--- Requirement ---
Restate the whole listing word for word. Pictures are left out.

Figure scripts:
****************

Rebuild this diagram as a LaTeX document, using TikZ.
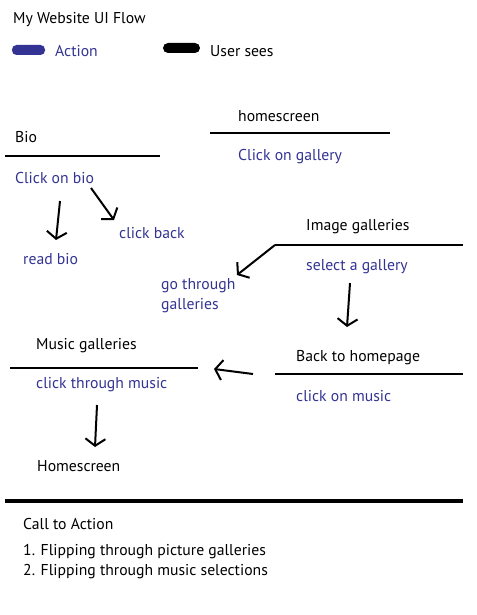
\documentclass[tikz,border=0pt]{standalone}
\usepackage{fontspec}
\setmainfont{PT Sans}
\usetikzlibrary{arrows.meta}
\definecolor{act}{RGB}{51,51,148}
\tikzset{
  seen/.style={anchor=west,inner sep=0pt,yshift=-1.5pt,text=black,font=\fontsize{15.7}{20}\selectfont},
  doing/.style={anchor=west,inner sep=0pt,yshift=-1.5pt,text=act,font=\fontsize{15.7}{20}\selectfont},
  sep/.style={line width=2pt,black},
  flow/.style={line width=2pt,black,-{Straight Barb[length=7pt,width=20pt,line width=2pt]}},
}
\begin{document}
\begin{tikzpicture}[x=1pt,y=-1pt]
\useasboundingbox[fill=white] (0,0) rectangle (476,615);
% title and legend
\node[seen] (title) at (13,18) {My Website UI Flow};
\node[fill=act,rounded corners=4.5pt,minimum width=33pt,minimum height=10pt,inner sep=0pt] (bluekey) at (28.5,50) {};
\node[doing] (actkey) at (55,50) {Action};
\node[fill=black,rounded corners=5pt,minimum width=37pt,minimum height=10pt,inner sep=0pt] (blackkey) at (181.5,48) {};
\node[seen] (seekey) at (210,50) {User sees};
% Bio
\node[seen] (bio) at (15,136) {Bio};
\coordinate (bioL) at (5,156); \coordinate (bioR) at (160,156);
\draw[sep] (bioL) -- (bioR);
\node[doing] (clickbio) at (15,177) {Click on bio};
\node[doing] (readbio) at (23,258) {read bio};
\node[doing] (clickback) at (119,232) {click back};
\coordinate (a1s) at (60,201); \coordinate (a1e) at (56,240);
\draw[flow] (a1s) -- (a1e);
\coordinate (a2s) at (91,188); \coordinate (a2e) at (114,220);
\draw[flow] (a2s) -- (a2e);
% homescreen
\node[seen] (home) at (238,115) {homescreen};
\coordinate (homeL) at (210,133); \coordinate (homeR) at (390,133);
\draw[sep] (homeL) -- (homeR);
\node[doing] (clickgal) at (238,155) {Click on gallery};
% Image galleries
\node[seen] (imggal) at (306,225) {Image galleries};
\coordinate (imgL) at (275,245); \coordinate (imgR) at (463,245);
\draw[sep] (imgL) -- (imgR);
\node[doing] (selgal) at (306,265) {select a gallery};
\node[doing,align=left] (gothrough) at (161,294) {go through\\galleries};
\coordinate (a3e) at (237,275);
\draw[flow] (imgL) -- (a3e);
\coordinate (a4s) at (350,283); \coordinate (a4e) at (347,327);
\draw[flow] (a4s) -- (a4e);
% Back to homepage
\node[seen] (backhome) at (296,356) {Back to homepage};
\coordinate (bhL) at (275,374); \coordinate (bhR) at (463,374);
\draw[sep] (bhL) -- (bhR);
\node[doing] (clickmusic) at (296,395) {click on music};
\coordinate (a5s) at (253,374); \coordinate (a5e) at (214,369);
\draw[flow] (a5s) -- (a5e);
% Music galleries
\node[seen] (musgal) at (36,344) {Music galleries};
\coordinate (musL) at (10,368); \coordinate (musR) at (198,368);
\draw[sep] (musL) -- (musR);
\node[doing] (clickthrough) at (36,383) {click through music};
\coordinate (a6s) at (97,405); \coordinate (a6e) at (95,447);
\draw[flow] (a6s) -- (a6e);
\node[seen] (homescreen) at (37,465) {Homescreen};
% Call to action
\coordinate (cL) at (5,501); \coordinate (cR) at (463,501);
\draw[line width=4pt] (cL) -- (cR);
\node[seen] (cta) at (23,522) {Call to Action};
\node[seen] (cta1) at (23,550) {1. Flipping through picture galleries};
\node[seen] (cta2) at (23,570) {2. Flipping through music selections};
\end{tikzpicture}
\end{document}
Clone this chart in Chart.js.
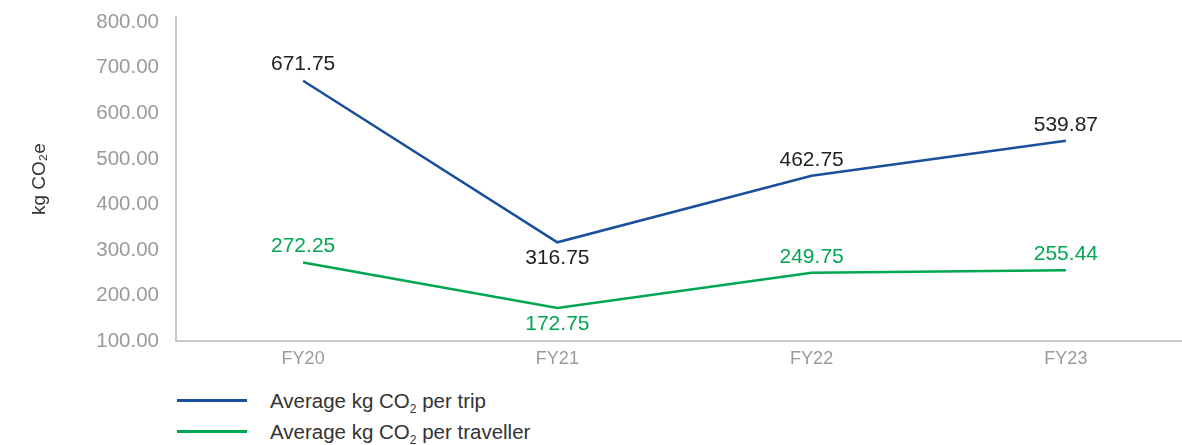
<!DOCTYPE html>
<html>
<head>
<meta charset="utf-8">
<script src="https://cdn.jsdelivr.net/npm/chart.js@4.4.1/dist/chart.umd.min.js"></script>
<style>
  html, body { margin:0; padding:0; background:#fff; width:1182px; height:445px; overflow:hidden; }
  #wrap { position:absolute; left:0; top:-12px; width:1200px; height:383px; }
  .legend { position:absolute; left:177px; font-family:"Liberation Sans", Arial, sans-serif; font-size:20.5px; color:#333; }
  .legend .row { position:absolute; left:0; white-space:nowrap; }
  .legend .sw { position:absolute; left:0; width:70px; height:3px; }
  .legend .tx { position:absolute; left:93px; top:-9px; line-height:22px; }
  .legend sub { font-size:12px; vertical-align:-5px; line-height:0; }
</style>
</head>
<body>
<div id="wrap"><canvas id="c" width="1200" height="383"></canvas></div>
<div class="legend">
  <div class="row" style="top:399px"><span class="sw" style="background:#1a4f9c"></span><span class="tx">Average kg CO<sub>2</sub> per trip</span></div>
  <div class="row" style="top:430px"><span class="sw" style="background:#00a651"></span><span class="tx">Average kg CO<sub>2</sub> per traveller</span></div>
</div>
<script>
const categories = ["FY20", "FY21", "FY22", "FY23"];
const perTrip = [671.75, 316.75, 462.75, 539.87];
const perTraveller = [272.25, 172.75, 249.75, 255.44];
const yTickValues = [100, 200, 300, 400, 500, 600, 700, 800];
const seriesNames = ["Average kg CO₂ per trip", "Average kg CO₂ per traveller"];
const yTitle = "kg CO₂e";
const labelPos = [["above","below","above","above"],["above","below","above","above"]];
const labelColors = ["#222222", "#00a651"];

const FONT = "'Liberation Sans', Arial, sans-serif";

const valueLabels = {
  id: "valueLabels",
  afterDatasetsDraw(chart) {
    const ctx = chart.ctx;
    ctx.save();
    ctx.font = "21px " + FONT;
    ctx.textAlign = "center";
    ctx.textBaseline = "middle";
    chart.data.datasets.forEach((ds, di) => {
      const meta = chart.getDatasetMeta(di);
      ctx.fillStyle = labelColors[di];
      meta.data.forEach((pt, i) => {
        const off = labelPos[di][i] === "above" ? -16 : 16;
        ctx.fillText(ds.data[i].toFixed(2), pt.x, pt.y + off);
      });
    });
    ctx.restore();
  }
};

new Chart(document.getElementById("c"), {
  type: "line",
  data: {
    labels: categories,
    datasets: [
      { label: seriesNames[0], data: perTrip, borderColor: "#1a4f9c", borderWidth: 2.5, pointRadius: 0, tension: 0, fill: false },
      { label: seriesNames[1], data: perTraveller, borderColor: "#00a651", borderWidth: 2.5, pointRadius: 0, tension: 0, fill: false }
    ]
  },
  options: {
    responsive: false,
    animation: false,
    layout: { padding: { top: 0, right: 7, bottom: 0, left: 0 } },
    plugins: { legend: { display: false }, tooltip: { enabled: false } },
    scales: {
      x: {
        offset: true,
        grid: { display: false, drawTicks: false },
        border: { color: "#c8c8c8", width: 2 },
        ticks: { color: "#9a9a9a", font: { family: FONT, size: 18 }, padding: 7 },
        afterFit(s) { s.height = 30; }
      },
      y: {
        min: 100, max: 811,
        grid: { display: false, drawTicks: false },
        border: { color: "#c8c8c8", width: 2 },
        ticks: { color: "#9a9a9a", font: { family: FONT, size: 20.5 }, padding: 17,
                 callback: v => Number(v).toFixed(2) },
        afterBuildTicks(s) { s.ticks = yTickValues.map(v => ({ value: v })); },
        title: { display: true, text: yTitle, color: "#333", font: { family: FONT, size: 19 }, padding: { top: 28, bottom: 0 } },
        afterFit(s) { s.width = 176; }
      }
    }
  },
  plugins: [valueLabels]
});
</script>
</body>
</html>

****************

--- Expected answer ---
Rebuild this diagram as a LaTeX document, using TikZ.
\documentclass[tikz,border=0pt]{standalone}
\usepackage{fontspec}
\setmainfont{PT Sans}
\usetikzlibrary{arrows.meta}
\definecolor{act}{RGB}{51,51,148}
\tikzset{
  seen/.style={anchor=west,inner sep=0pt,yshift=-1.5pt,text=black,font=\fontsize{15.7}{20}\selectfont},
  doing/.style={anchor=west,inner sep=0pt,yshift=-1.5pt,text=act,font=\fontsize{15.7}{20}\selectfont},
  sep/.style={line width=2pt,black},
  flow/.style={line width=2pt,black,-{Straight Barb[length=7pt,width=20pt,line width=2pt]}},
}
\begin{document}
\begin{tikzpicture}[x=1pt,y=-1pt]
\useasboundingbox[fill=white] (0,0) rectangle (476,615);
% title and legend
\node[seen] (title) at (13,18) {My Website UI Flow};
\node[fill=act,rounded corners=4.5pt,minimum width=33pt,minimum height=10pt,inner sep=0pt] (bluekey) at (28.5,50) {};
\node[doing] (actkey) at (55,50) {Action};
\node[fill=black,rounded corners=5pt,minimum width=37pt,minimum height=10pt,inner sep=0pt] (blackkey) at (181.5,48) {};
\node[seen] (seekey) at (210,50) {User sees};
% Bio
\node[seen] (bio) at (15,136) {Bio};
\coordinate (bioL) at (5,156); \coordinate (bioR) at (160,156);
\draw[sep] (bioL) -- (bioR);
\node[doing] (clickbio) at (15,177) {Click on bio};
\node[doing] (readbio) at (23,258) {read bio};
\node[doing] (clickback) at (119,232) {click back};
\coordinate (a1s) at (60,201); \coordinate (a1e) at (56,240);
\draw[flow] (a1s) -- (a1e);
\coordinate (a2s) at (91,188); \coordinate (a2e) at (114,220);
\draw[flow] (a2s) -- (a2e);
% homescreen
\node[seen] (home) at (238,115) {homescreen};
\coordinate (homeL) at (210,133); \coordinate (homeR) at (390,133);
\draw[sep] (homeL) -- (homeR);
\node[doing] (clickgal) at (238,155) {Click on gallery};
% Image galleries
\node[seen] (imggal) at (306,225) {Image galleries};
\coordinate (imgL) at (275,245); \coordinate (imgR) at (463,245);
\draw[sep] (imgL) -- (imgR);
\node[doing] (selgal) at (306,265) {select a gallery};
\node[doing,align=left] (gothrough) at (161,294) {go through\\galleries};
\coordinate (a3e) at (237,275);
\draw[flow] (imgL) -- (a3e);
\coordinate (a4s) at (350,283); \coordinate (a4e) at (347,327);
\draw[flow] (a4s) -- (a4e);
% Back to homepage
\node[seen] (backhome) at (296,356) {Back to homepage};
\coordinate (bhL) at (275,374); \coordinate (bhR) at (463,374);
\draw[sep] (bhL) -- (bhR);
\node[doing] (clickmusic) at (296,395) {click on music};
\coordinate (a5s) at (253,374); \coordinate (a5e) at (214,369);
\draw[flow] (a5s) -- (a5e);
% Music galleries
\node[seen] (musgal) at (36,344) {Music galleries};
\coordinate (musL) at (10,368); \coordinate (musR) at (198,368);
\draw[sep] (musL) -- (musR);
\node[doing] (clickthrough) at (36,383) {click through music};
\coordinate (a6s) at (97,405); \coordinate (a6e) at (95,447);
\draw[flow] (a6s) -- (a6e);
\node[seen] (homescreen) at (37,465) {Homescreen};
% Call to action
\coordinate (cL) at (5,501); \coordinate (cR) at (463,501);
\draw[line width=4pt] (cL) -- (cR);
\node[seen] (cta) at (23,522) {Call to Action};
\node[seen] (cta1) at (23,550) {1. Flipping through picture galleries};
\node[seen] (cta2) at (23,570) {2. Flipping through music selections};
\end{tikzpicture}
\end{document}
Clone this chart in Chart.js.
<!DOCTYPE html>
<html>
<head>
<meta charset="utf-8">
<script src="https://cdn.jsdelivr.net/npm/chart.js@4.4.1/dist/chart.umd.min.js"></script>
<style>
  html, body { margin:0; padding:0; background:#fff; width:1182px; height:445px; overflow:hidden; }
  #wrap { position:absolute; left:0; top:-12px; width:1200px; height:383px; }
  .legend { position:absolute; left:177px; font-family:"Liberation Sans", Arial, sans-serif; font-size:20.5px; color:#333; }
  .legend .row { position:absolute; left:0; white-space:nowrap; }
  .legend .sw { position:absolute; left:0; width:70px; height:3px; }
  .legend .tx { position:absolute; left:93px; top:-9px; line-height:22px; }
  .legend sub { font-size:12px; vertical-align:-5px; line-height:0; }
</style>
</head>
<body>
<div id="wrap"><canvas id="c" width="1200" height="383"></canvas></div>
<div class="legend">
  <div class="row" style="top:399px"><span class="sw" style="background:#1a4f9c"></span><span class="tx">Average kg CO<sub>2</sub> per trip</span></div>
  <div class="row" style="top:430px"><span class="sw" style="background:#00a651"></span><span class="tx">Average kg CO<sub>2</sub> per traveller</span></div>
</div>
<script>
const categories = ["FY20", "FY21", "FY22", "FY23"];
const perTrip = [671.75, 316.75, 462.75, 539.87];
const perTraveller = [272.25, 172.75, 249.75, 255.44];
const yTickValues = [100, 200, 300, 400, 500, 600, 700, 800];
const seriesNames = ["Average kg CO₂ per trip", "Average kg CO₂ per traveller"];
const yTitle = "kg CO₂e";
const labelPos = [["above","below","above","above"],["above","below","above","above"]];
const labelColors = ["#222222", "#00a651"];

const FONT = "'Liberation Sans', Arial, sans-serif";

const valueLabels = {
  id: "valueLabels",
  afterDatasetsDraw(chart) {
    const ctx = chart.ctx;
    ctx.save();
    ctx.font = "21px " + FONT;
    ctx.textAlign = "center";
    ctx.textBaseline = "middle";
    chart.data.datasets.forEach((ds, di) => {
      const meta = chart.getDatasetMeta(di);
      ctx.fillStyle = labelColors[di];
      meta.data.forEach((pt, i) => {
        const off = labelPos[di][i] === "above" ? -16 : 16;
        ctx.fillText(ds.data[i].toFixed(2), pt.x, pt.y + off);
      });
    });
    ctx.restore();
  }
};

new Chart(document.getElementById("c"), {
  type: "line",
  data: {
    labels: categories,
    datasets: [
      { label: seriesNames[0], data: perTrip, borderColor: "#1a4f9c", borderWidth: 2.5, pointRadius: 0, tension: 0, fill: false },
      { label: seriesNames[1], data: perTraveller, borderColor: "#00a651", borderWidth: 2.5, pointRadius: 0, tension: 0, fill: false }
    ]
  },
  options: {
    responsive: false,
    animation: false,
    layout: { padding: { top: 0, right: 7, bottom: 0, left: 0 } },
    plugins: { legend: { display: false }, tooltip: { enabled: false } },
    scales: {
      x: {
        offset: true,
        grid: { display: false, drawTicks: false },
        border: { color: "#c8c8c8", width: 2 },
        ticks: { color: "#9a9a9a", font: { family: FONT, size: 18 }, padding: 7 },
        afterFit(s) { s.height = 30; }
      },
      y: {
        min: 100, max: 811,
        grid: { display: false, drawTicks: false },
        border: { color: "#c8c8c8", width: 2 },
        ticks: { color: "#9a9a9a", font: { family: FONT, size: 20.5 }, padding: 17,
                 callback: v => Number(v).toFixed(2) },
        afterBuildTicks(s) { s.ticks = yTickValues.map(v => ({ value: v })); },
        title: { display: true, text: yTitle, color: "#333", font: { family: FONT, size: 19 }, padding: { top: 28, bottom: 0 } },
        afterFit(s) { s.width = 176; }
      }
    }
  },
  plugins: [valueLabels]
});
</script>
</body>
</html>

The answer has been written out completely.